Transcribe the records below exactly, leaving out any pictures.

*****

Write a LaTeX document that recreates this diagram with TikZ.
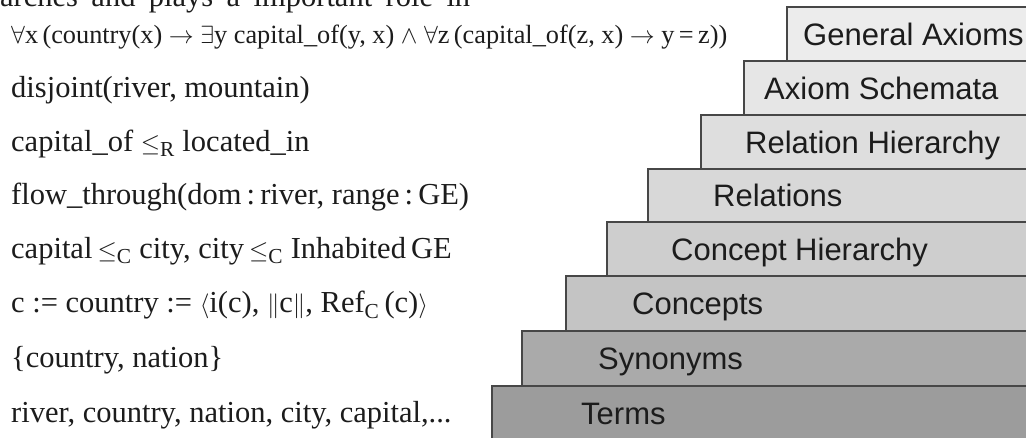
\documentclass[tikz,border=0pt]{standalone}
\usepackage{fontspec}
\setmainfont{Liberation Serif}
\newfontfamily\labelfont{Liberation Sans}
\definecolor{cGA}{RGB}{236,236,236}
\definecolor{cAS}{RGB}{230,230,230}
\definecolor{cRH}{RGB}{222,222,222}
\definecolor{cRel}{RGB}{216,216,216}
\definecolor{cCH}{RGB}{206,206,206}
\definecolor{cCon}{RGB}{196,196,196}
\definecolor{cSyn}{RGB}{170,170,170}
\definecolor{cTer}{RGB}{156,156,156}
\definecolor{ink}{RGB}{28,28,28}
\begin{document}
\begin{tikzpicture}[x=1pt,y=-1pt,
  stepbox/.style={draw=black!72, line width=1.1pt},
  steplabel/.style={anchor=base west, inner sep=0pt, text=ink,
    font=\labelfont\fontsize{31}{36}\selectfont},
  formula/.style={anchor=base west, inner sep=0pt, text=ink,
    font=\fontsize{30.5}{36}\selectfont},
  bigformula/.style={formula, font=\fontsize{26.3}{32}\selectfont}]
\useasboundingbox (0,0) rectangle (1026,437);
\clip (0,0) rectangle (1026,437);
\fill[white] (0,0) rectangle (1026,437);

% fragment of the previous text line, cut at the top
\node[formula] (frag) at (0,6) {\makebox[470pt][s]{arches and plays a important role in}};

% steps of the stair
\path[stepbox, fill=cGA]  (787,7)   rectangle (1040,61);
\path[stepbox, fill=cAS]  (744,61)  rectangle (1040,115);
\path[stepbox, fill=cRH]  (701,115) rectangle (1040,169);
\path[stepbox, fill=cRel] (648,169) rectangle (1040,222);
\path[stepbox, fill=cCH]  (607,222) rectangle (1040,276);
\path[stepbox, fill=cCon] (566,276) rectangle (1040,331);
\path[stepbox, fill=cSyn] (522,331) rectangle (1040,386);
\path[stepbox, fill=cTer] (492,386) rectangle (1040,445);

\node[steplabel] (ga)  at (803,45)    {General Axioms};
\node[steplabel] (as)  at (764,99)    {Axiom Schemata};
\node[steplabel] (rh)  at (745,153)   {Relation Hierarchy};
\node[steplabel] (rel) at (713,206.5) {Relations};
\node[steplabel] (ch)  at (671,260)   {Concept Hierarchy};
\node[steplabel] (con) at (632,314.5) {Concepts};
\node[steplabel] (syn) at (598,369.5) {Synonyms};
\node[steplabel] (ter) at (581,424.5) {Terms};

% examples
\node[bigformula] (f1) at (11,43)
  {$\forall$x\,(country(x) $\rightarrow$ $\exists$y capital\_of(y, x) $\wedge$ $\forall$z\,(capital\_of(z, x) $\rightarrow$ y\,=\,z))};
\node[formula] (f2) at (11,97) {disjoint(river, mountain)};
\node[formula] (f3) at (11,151) {capital\_of $\leq_{\mathrm{R}}$ located\_in};
\node[formula] (f4) at (11,204.5) {flow\_through(dom\,:\,river, range\,:\,GE)};
\node[formula] (f5) at (11,258) {capital\,$\leq_{\mathrm{C}}$ city, city\,$\leq_{\mathrm{C}}$ Inhabited\,GE};
\node[formula] (f6) at (11,312.5) {c := country := $\langle$i(c), $\|$c$\|$, Ref$_{\mathrm{C}}$\,(c)$\rangle$};
\node[formula] (f7) at (11,367.5) {\{country, nation\}};
\node[formula] (f8) at (11,422.5) {river, country, nation, city, capital,...};
\end{tikzpicture}
\end{document}
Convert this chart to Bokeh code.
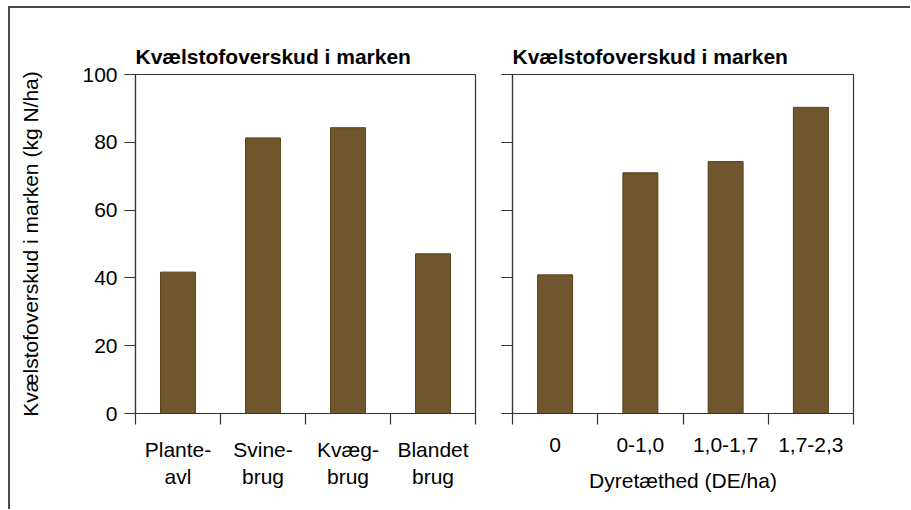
from bokeh.plotting import figure
from bokeh.models import Range1d, FixedTicker
from bokeh.layouts import row
from bokeh.embed import file_html
from bokeh.resources import INLINE

# ---- data ----
left_categories = ["Plante-\navl", "Svine-\nbrug", "Kvæg-\nbrug", "Blandet\nbrug"]
left_values = [41.7, 81.3, 84.3, 47.1]
right_categories = ["0", "0-1,0", "1,0-1,7", "1,7-2,3"]
right_values = [40.9, 71.0, 74.3, 90.3]
y_ticks = [0, 20, 40, 60, 80, 100]
panel_title = "Kvælstofoverskud i marken"
y_axis_label = "Kvælstofoverskud i marken (kg N/ha)"
right_x_label = "Dyretæthed (DE/ha)"

FONT = "Liberation Sans"
FS = "21px"
LINE = "#333333"
BAR_FILL = "#70562f"
BAR_LINE = "#5a3d12"


def panel(categories, values, show_y_labels, x_label, mbl, mbr, fw):
    n = len(categories)
    centers = [i + 0.5 for i in range(n)]
    bounds = list(range(n + 1))
    p = figure(frame_width=fw, frame_height=339,
               x_range=Range1d(0, n), y_range=Range1d(0, 100),
               output_backend="svg", toolbar_location=None,
               min_border_left=mbl, min_border_right=mbr,
               min_border_top=66, min_border_bottom=96,
               background_fill_color="white", border_fill_color="white")
    p.vbar(x=centers, top=values, width=0.41, bottom=0,
           fill_color=BAR_FILL, line_color=BAR_LINE, line_width=1)
    p.xgrid.visible = False
    p.ygrid.visible = False
    p.outline_line_color = LINE
    p.outline_line_width = 1.2
    p.outline_line_alpha = 1

    p.title.text = panel_title
    p.title.text_font = FONT
    p.title.text_font_size = FS
    p.title.text_font_style = "bold"
    p.title.text_color = "black"
    p.title.align = "left"
    p.title.standoff = 14

    xa = p.xaxis[0]
    xa.ticker = FixedTicker(ticks=centers, minor_ticks=bounds)
    xa.major_label_overrides = {c: lab for c, lab in zip(centers, categories)}
    xa.major_tick_out = 0
    xa.major_tick_in = 0
    xa.minor_tick_out = 11
    xa.minor_tick_in = 0
    xa.minor_tick_line_color = LINE
    xa.minor_tick_line_width = 1.2
    xa.axis_line_color = LINE
    xa.axis_line_width = 1.2
    xa.major_label_standoff = 13
    xa.major_label_text_font = FONT
    xa.major_label_text_font_size = FS
    xa.major_label_text_color = "black"
    if x_label:
        xa.axis_label = x_label
        xa.axis_label_text_font = FONT
        xa.axis_label_text_font_size = FS
        xa.axis_label_text_font_style = "normal"
        xa.axis_label_text_color = "black"
        xa.axis_label_standoff = 14

    ya = p.yaxis[0]
    ya.ticker = FixedTicker(ticks=y_ticks, minor_ticks=[])
    ya.major_tick_out = 11
    ya.major_tick_in = 0
    ya.minor_tick_out = 0
    ya.minor_tick_in = 0
    ya.major_tick_line_color = LINE
    ya.major_tick_line_width = 1.2
    ya.axis_line_color = LINE
    ya.axis_line_width = 1.2
    ya.major_label_standoff = 7
    ya.major_label_text_font = FONT
    ya.major_label_text_font_size = FS
    ya.major_label_text_color = "black"
    if show_y_labels:
        ya.axis_label = y_axis_label
        ya.axis_label_text_font = FONT
        ya.axis_label_text_font_size = FS
        ya.axis_label_text_font_style = "normal"
        ya.axis_label_text_color = "black"
        ya.axis_label_standoff = 37
    else:
        ya.major_label_overrides = {t: "" for t in y_ticks}
        ya.major_label_standoff = 0
    return p


p1 = panel(left_categories, left_values, True, None, 125, 10, 340)
p2 = panel(right_categories, right_values, False, right_x_label, 27, 57, 341)

layout = row(p1, p2, styles={"border-top": "2px solid #4a4a4a",
                             "border-left": "2px solid #4a4a4a",
                             "margin-top": "6px",
                             "margin-left": "8px"})

open("out.html", "w").write(file_html(layout, INLINE))
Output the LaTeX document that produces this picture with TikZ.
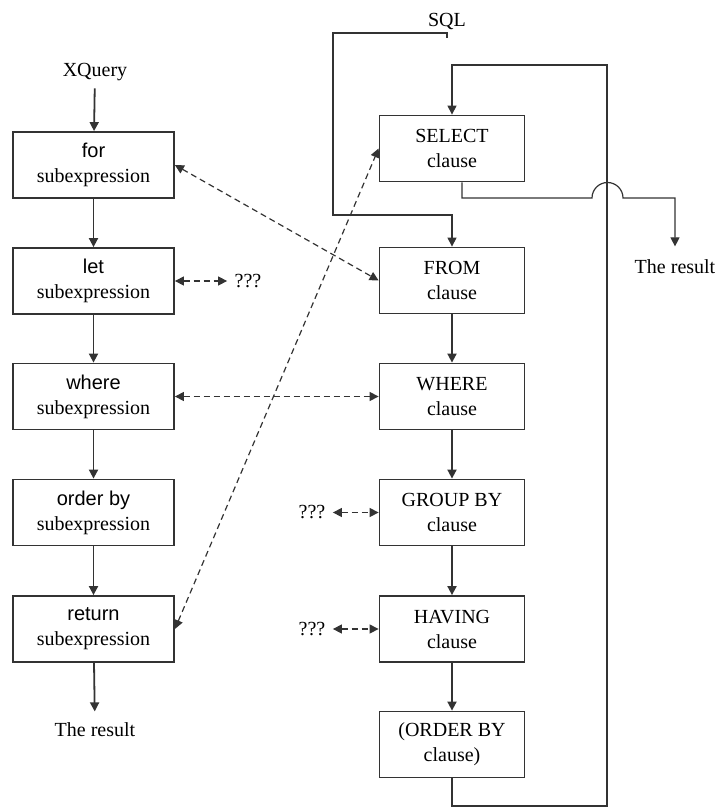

*****

• **Result of this task**:
Write a LaTeX document that recreates this diagram with TikZ.
\documentclass[tikz,border=0pt]{standalone}
\usepackage{fontspec}
\setmainfont{Liberation Serif}
\newfontfamily\labelfont{Liberation Sans}
\definecolor{cGA}{RGB}{236,236,236}
\definecolor{cAS}{RGB}{230,230,230}
\definecolor{cRH}{RGB}{222,222,222}
\definecolor{cRel}{RGB}{216,216,216}
\definecolor{cCH}{RGB}{206,206,206}
\definecolor{cCon}{RGB}{196,196,196}
\definecolor{cSyn}{RGB}{170,170,170}
\definecolor{cTer}{RGB}{156,156,156}
\definecolor{ink}{RGB}{28,28,28}
\begin{document}
\begin{tikzpicture}[x=1pt,y=-1pt,
  stepbox/.style={draw=black!72, line width=1.1pt},
  steplabel/.style={anchor=base west, inner sep=0pt, text=ink,
    font=\labelfont\fontsize{31}{36}\selectfont},
  formula/.style={anchor=base west, inner sep=0pt, text=ink,
    font=\fontsize{30.5}{36}\selectfont},
  bigformula/.style={formula, font=\fontsize{26.3}{32}\selectfont}]
\useasboundingbox (0,0) rectangle (1026,437);
\clip (0,0) rectangle (1026,437);
\fill[white] (0,0) rectangle (1026,437);

% fragment of the previous text line, cut at the top
\node[formula] (frag) at (0,6) {\makebox[470pt][s]{arches and plays a important role in}};

% steps of the stair
\path[stepbox, fill=cGA]  (787,7)   rectangle (1040,61);
\path[stepbox, fill=cAS]  (744,61)  rectangle (1040,115);
\path[stepbox, fill=cRH]  (701,115) rectangle (1040,169);
\path[stepbox, fill=cRel] (648,169) rectangle (1040,222);
\path[stepbox, fill=cCH]  (607,222) rectangle (1040,276);
\path[stepbox, fill=cCon] (566,276) rectangle (1040,331);
\path[stepbox, fill=cSyn] (522,331) rectangle (1040,386);
\path[stepbox, fill=cTer] (492,386) rectangle (1040,445);

\node[steplabel] (ga)  at (803,45)    {General Axioms};
\node[steplabel] (as)  at (764,99)    {Axiom Schemata};
\node[steplabel] (rh)  at (745,153)   {Relation Hierarchy};
\node[steplabel] (rel) at (713,206.5) {Relations};
\node[steplabel] (ch)  at (671,260)   {Concept Hierarchy};
\node[steplabel] (con) at (632,314.5) {Concepts};
\node[steplabel] (syn) at (598,369.5) {Synonyms};
\node[steplabel] (ter) at (581,424.5) {Terms};

% examples
\node[bigformula] (f1) at (11,43)
  {$\forall$x\,(country(x) $\rightarrow$ $\exists$y capital\_of(y, x) $\wedge$ $\forall$z\,(capital\_of(z, x) $\rightarrow$ y\,=\,z))};
\node[formula] (f2) at (11,97) {disjoint(river, mountain)};
\node[formula] (f3) at (11,151) {capital\_of $\leq_{\mathrm{R}}$ located\_in};
\node[formula] (f4) at (11,204.5) {flow\_through(dom\,:\,river, range\,:\,GE)};
\node[formula] (f5) at (11,258) {capital\,$\leq_{\mathrm{C}}$ city, city\,$\leq_{\mathrm{C}}$ Inhabited\,GE};
\node[formula] (f6) at (11,312.5) {c := country := $\langle$i(c), $\|$c$\|$, Ref$_{\mathrm{C}}$\,(c)$\rangle$};
\node[formula] (f7) at (11,367.5) {\{country, nation\}};
\node[formula] (f8) at (11,422.5) {river, country, nation, city, capital,...};
\end{tikzpicture}
\end{document}
Convert this chart to Bokeh code.
from bokeh.plotting import figure
from bokeh.models import Range1d, FixedTicker
from bokeh.layouts import row
from bokeh.embed import file_html
from bokeh.resources import INLINE

# ---- data ----
left_categories = ["Plante-\navl", "Svine-\nbrug", "Kvæg-\nbrug", "Blandet\nbrug"]
left_values = [41.7, 81.3, 84.3, 47.1]
right_categories = ["0", "0-1,0", "1,0-1,7", "1,7-2,3"]
right_values = [40.9, 71.0, 74.3, 90.3]
y_ticks = [0, 20, 40, 60, 80, 100]
panel_title = "Kvælstofoverskud i marken"
y_axis_label = "Kvælstofoverskud i marken (kg N/ha)"
right_x_label = "Dyretæthed (DE/ha)"

FONT = "Liberation Sans"
FS = "21px"
LINE = "#333333"
BAR_FILL = "#70562f"
BAR_LINE = "#5a3d12"


def panel(categories, values, show_y_labels, x_label, mbl, mbr, fw):
    n = len(categories)
    centers = [i + 0.5 for i in range(n)]
    bounds = list(range(n + 1))
    p = figure(frame_width=fw, frame_height=339,
               x_range=Range1d(0, n), y_range=Range1d(0, 100),
               output_backend="svg", toolbar_location=None,
               min_border_left=mbl, min_border_right=mbr,
               min_border_top=66, min_border_bottom=96,
               background_fill_color="white", border_fill_color="white")
    p.vbar(x=centers, top=values, width=0.41, bottom=0,
           fill_color=BAR_FILL, line_color=BAR_LINE, line_width=1)
    p.xgrid.visible = False
    p.ygrid.visible = False
    p.outline_line_color = LINE
    p.outline_line_width = 1.2
    p.outline_line_alpha = 1

    p.title.text = panel_title
    p.title.text_font = FONT
    p.title.text_font_size = FS
    p.title.text_font_style = "bold"
    p.title.text_color = "black"
    p.title.align = "left"
    p.title.standoff = 14

    xa = p.xaxis[0]
    xa.ticker = FixedTicker(ticks=centers, minor_ticks=bounds)
    xa.major_label_overrides = {c: lab for c, lab in zip(centers, categories)}
    xa.major_tick_out = 0
    xa.major_tick_in = 0
    xa.minor_tick_out = 11
    xa.minor_tick_in = 0
    xa.minor_tick_line_color = LINE
    xa.minor_tick_line_width = 1.2
    xa.axis_line_color = LINE
    xa.axis_line_width = 1.2
    xa.major_label_standoff = 13
    xa.major_label_text_font = FONT
    xa.major_label_text_font_size = FS
    xa.major_label_text_color = "black"
    if x_label:
        xa.axis_label = x_label
        xa.axis_label_text_font = FONT
        xa.axis_label_text_font_size = FS
        xa.axis_label_text_font_style = "normal"
        xa.axis_label_text_color = "black"
        xa.axis_label_standoff = 14

    ya = p.yaxis[0]
    ya.ticker = FixedTicker(ticks=y_ticks, minor_ticks=[])
    ya.major_tick_out = 11
    ya.major_tick_in = 0
    ya.minor_tick_out = 0
    ya.minor_tick_in = 0
    ya.major_tick_line_color = LINE
    ya.major_tick_line_width = 1.2
    ya.axis_line_color = LINE
    ya.axis_line_width = 1.2
    ya.major_label_standoff = 7
    ya.major_label_text_font = FONT
    ya.major_label_text_font_size = FS
    ya.major_label_text_color = "black"
    if show_y_labels:
        ya.axis_label = y_axis_label
        ya.axis_label_text_font = FONT
        ya.axis_label_text_font_size = FS
        ya.axis_label_text_font_style = "normal"
        ya.axis_label_text_color = "black"
        ya.axis_label_standoff = 37
    else:
        ya.major_label_overrides = {t: "" for t in y_ticks}
        ya.major_label_standoff = 0
    return p


p1 = panel(left_categories, left_values, True, None, 125, 10, 340)
p2 = panel(right_categories, right_values, False, right_x_label, 27, 57, 341)

layout = row(p1, p2, styles={"border-top": "2px solid #4a4a4a",
                             "border-left": "2px solid #4a4a4a",
                             "margin-top": "6px",
                             "margin-left": "8px"})

open("out.html", "w").write(file_html(layout, INLINE))
Output the LaTeX document that produces this picture with TikZ.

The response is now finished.